Seminar on 'Capital Market Outlook and Key Issues' on the 25th
On the 25th, the Korea Capital Market Institute forecasted that South Korea's real Gross Domestic Product (GDP) growth rate will record 1.9% this year amid widespread concerns about the slowdown in the real economy due to real estate project financing (PF) defaults.
At the 'Capital Market Outlook and Major Issues' seminar held at the Financial Investment Center in Yeouido, Seoul, Shin Jin-young, President of the Capital Market Institute, stated, "Despite economic recovery prospects this year, the Israel-Hamas war and the US-China trade dispute will increase economic uncertainty."

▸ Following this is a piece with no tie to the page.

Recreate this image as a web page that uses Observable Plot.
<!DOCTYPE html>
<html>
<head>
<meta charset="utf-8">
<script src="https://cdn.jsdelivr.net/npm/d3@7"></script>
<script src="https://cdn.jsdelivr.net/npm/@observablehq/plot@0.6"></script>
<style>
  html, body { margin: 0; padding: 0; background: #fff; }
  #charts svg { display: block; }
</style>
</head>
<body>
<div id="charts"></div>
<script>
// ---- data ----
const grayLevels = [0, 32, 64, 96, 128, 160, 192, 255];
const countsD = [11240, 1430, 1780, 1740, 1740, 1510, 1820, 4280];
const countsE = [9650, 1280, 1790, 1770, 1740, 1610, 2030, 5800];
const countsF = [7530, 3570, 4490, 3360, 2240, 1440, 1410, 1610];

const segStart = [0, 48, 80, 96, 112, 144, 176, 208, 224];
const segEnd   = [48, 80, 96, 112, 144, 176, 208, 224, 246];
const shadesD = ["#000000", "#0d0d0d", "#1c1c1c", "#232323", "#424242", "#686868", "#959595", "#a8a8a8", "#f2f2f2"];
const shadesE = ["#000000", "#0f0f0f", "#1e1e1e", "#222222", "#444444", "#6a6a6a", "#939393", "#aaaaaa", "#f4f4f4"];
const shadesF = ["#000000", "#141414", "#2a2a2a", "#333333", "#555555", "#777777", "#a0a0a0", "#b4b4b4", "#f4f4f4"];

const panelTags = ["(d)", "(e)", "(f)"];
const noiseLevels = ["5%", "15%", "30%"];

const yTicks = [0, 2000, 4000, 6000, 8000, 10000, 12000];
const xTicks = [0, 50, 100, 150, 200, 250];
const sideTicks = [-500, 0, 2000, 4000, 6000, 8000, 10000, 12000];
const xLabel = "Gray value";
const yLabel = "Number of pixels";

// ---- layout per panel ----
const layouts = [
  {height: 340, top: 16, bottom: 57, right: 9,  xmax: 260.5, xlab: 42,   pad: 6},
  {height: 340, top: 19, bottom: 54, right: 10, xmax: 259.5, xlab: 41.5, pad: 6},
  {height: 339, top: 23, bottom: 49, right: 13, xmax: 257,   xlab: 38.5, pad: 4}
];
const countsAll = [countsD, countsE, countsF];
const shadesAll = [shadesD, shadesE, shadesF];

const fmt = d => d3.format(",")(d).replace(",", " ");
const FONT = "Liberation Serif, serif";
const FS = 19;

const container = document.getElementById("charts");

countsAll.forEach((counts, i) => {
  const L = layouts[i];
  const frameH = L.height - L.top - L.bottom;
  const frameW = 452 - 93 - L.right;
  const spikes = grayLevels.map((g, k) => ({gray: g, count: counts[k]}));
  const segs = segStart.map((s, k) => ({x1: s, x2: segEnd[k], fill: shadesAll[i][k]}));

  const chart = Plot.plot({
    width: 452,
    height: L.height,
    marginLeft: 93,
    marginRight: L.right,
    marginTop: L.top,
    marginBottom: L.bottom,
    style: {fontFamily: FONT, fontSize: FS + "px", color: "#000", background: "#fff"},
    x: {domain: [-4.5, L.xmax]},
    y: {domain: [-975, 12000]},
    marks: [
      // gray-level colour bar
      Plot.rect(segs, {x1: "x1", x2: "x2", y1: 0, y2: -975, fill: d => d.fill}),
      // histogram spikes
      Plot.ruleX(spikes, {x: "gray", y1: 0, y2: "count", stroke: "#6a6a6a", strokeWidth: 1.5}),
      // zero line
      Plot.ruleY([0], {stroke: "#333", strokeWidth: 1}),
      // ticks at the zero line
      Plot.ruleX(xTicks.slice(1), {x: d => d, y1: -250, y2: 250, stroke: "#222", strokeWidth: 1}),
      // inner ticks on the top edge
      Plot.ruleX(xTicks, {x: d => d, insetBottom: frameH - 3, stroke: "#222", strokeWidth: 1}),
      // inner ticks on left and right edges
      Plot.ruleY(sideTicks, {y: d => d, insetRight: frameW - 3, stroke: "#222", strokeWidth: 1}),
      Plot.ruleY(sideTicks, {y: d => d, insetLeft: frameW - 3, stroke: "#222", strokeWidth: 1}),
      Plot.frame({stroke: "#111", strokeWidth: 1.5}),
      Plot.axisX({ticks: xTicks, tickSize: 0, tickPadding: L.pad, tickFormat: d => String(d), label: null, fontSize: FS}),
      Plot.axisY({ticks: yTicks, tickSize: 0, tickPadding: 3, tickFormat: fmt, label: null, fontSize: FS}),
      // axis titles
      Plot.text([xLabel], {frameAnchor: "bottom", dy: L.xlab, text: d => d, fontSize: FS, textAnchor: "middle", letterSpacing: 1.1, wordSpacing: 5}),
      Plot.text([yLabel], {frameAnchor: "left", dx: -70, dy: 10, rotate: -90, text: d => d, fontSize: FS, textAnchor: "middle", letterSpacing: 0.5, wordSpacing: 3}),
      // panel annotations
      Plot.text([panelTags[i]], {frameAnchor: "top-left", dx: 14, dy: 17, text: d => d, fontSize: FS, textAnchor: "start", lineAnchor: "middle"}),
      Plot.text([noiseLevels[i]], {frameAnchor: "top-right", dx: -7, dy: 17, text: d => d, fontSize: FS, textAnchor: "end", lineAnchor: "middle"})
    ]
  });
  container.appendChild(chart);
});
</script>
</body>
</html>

President Shin pointed out, "In particular, the domestic real estate PF defaults that emerged from the second half of 2022 could negatively impact not only the creditworthiness of the construction sector but also the soundness of financial institutions, requiring special caution."
Baek In-seok, Head of the Macro-Finance Department at the Capital Market Institute, said in his keynote presentation, "South Korea's GDP growth rate is expected to be 1.9% this year due to improvements in IT sector exports and recovery in private consumption." This figure is lower than the government’s forecast of 2.2% and the Bank of Korea’s 2.1%. The International Monetary Fund (IMF) and the Organisation for Economic Co-operation and Development (OECD) have also projected 2.2% and 2.3%, respectively.
The Capital Market Institute expects the consumer price inflation rate to slow to around 2.7% this year as the rise narrows in the second half due to stabilization in international raw material prices. Accordingly, Baek explained that the base interest rate will be cut twice in the second half, lowering it to about 3.0% by the end of the year.
However, he pointed out, "The risk from real estate PF is a key risk factor for the domestic economy," adding, "Since the profitability of real estate PF is still deteriorating and construction delays continue, the construction industry may contract, worsening the real economy."
Regarding the US economy, it is expected to achieve a soft landing with a solid employment environment, recording a GDP growth rate of 1.6%. With housing market stabilization and an inflation rate (2.3%) approaching the Federal Reserve's (Fed) target, the Fed is projected to cut the base interest rate by 100 basis points (1bp = 0.01 percentage points) this year, lowering it to around 4.5%.
Baek added, "While the market expects the US to start cutting interest rates from the first quarter, the Fed’s data-dependent monetary policy approach suggests there may be some delay."